Data excerpt:
** Begin **

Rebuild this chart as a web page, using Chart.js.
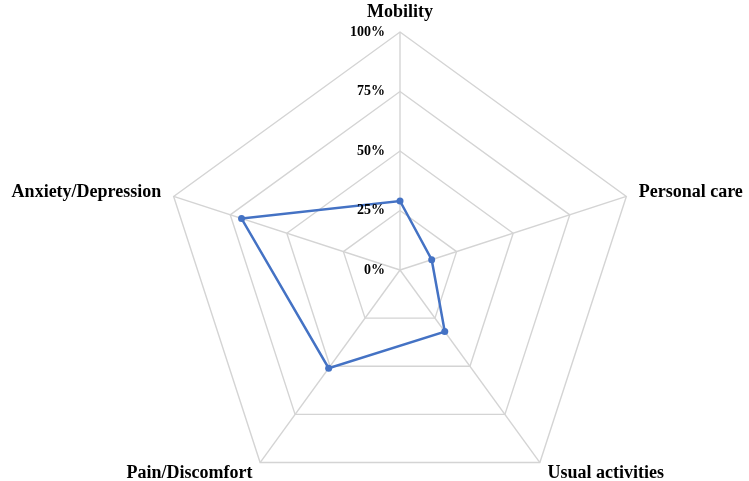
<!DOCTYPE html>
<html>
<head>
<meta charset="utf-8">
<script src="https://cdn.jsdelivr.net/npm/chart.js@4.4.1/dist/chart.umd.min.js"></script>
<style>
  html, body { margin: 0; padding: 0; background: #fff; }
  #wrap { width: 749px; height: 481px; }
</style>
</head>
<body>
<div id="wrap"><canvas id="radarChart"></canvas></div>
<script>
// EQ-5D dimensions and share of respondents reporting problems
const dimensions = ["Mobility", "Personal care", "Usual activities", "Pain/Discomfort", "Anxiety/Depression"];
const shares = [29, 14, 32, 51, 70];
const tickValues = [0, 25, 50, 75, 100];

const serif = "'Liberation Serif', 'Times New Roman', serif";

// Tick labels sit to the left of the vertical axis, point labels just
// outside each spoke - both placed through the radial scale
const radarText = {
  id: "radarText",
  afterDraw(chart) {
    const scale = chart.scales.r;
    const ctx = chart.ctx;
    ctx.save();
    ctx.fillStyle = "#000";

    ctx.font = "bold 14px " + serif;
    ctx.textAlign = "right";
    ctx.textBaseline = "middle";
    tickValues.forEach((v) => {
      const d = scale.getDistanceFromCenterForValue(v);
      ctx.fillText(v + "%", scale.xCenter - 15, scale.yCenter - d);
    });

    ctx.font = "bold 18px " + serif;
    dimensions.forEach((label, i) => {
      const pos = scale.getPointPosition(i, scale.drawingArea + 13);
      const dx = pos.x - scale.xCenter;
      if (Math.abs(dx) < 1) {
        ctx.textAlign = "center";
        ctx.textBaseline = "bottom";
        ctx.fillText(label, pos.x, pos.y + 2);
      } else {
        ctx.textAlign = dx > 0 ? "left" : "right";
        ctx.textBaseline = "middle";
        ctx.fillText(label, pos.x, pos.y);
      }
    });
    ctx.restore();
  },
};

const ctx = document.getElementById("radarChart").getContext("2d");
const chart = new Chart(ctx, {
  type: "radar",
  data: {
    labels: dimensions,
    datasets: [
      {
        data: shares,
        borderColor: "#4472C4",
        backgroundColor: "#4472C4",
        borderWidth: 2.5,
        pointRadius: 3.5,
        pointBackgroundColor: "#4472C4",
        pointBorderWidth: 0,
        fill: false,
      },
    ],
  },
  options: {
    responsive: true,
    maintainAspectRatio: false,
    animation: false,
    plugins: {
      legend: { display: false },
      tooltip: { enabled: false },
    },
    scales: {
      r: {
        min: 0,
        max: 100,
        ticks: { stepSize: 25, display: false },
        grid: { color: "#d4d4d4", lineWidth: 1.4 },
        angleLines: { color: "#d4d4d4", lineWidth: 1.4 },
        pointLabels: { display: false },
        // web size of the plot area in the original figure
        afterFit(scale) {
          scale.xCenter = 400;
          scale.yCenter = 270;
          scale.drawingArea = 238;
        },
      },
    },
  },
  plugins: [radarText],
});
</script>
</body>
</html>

** End **

Description of the task:
Transcribe the listing above verbatim. Omit the pictures.

Exercise response:
Rebuild this chart as a web page, using Chart.js.
<!DOCTYPE html>
<html>
<head>
<meta charset="utf-8">
<script src="https://cdn.jsdelivr.net/npm/chart.js@4.4.1/dist/chart.umd.min.js"></script>
<style>
  html, body { margin: 0; padding: 0; background: #fff; }
  #wrap { width: 749px; height: 481px; }
</style>
</head>
<body>
<div id="wrap"><canvas id="radarChart"></canvas></div>
<script>
// EQ-5D dimensions and share of respondents reporting problems
const dimensions = ["Mobility", "Personal care", "Usual activities", "Pain/Discomfort", "Anxiety/Depression"];
const shares = [29, 14, 32, 51, 70];
const tickValues = [0, 25, 50, 75, 100];

const serif = "'Liberation Serif', 'Times New Roman', serif";

// Tick labels sit to the left of the vertical axis, point labels just
// outside each spoke - both placed through the radial scale
const radarText = {
  id: "radarText",
  afterDraw(chart) {
    const scale = chart.scales.r;
    const ctx = chart.ctx;
    ctx.save();
    ctx.fillStyle = "#000";

    ctx.font = "bold 14px " + serif;
    ctx.textAlign = "right";
    ctx.textBaseline = "middle";
    tickValues.forEach((v) => {
      const d = scale.getDistanceFromCenterForValue(v);
      ctx.fillText(v + "%", scale.xCenter - 15, scale.yCenter - d);
    });

    ctx.font = "bold 18px " + serif;
    dimensions.forEach((label, i) => {
      const pos = scale.getPointPosition(i, scale.drawingArea + 13);
      const dx = pos.x - scale.xCenter;
      if (Math.abs(dx) < 1) {
        ctx.textAlign = "center";
        ctx.textBaseline = "bottom";
        ctx.fillText(label, pos.x, pos.y + 2);
      } else {
        ctx.textAlign = dx > 0 ? "left" : "right";
        ctx.textBaseline = "middle";
        ctx.fillText(label, pos.x, pos.y);
      }
    });
    ctx.restore();
  },
};

const ctx = document.getElementById("radarChart").getContext("2d");
const chart = new Chart(ctx, {
  type: "radar",
  data: {
    labels: dimensions,
    datasets: [
      {
        data: shares,
        borderColor: "#4472C4",
        backgroundColor: "#4472C4",
        borderWidth: 2.5,
        pointRadius: 3.5,
        pointBackgroundColor: "#4472C4",
        pointBorderWidth: 0,
        fill: false,
      },
    ],
  },
  options: {
    responsive: true,
    maintainAspectRatio: false,
    animation: false,
    plugins: {
      legend: { display: false },
      tooltip: { enabled: false },
    },
    scales: {
      r: {
        min: 0,
        max: 100,
        ticks: { stepSize: 25, display: false },
        grid: { color: "#d4d4d4", lineWidth: 1.4 },
        angleLines: { color: "#d4d4d4", lineWidth: 1.4 },
        pointLabels: { display: false },
        // web size of the plot area in the original figure
        afterFit(scale) {
          scale.xCenter = 400;
          scale.yCenter = 270;
          scale.drawingArea = 238;
        },
      },
    },
  },
  plugins: [radarText],
});
</script>
</body>
</html>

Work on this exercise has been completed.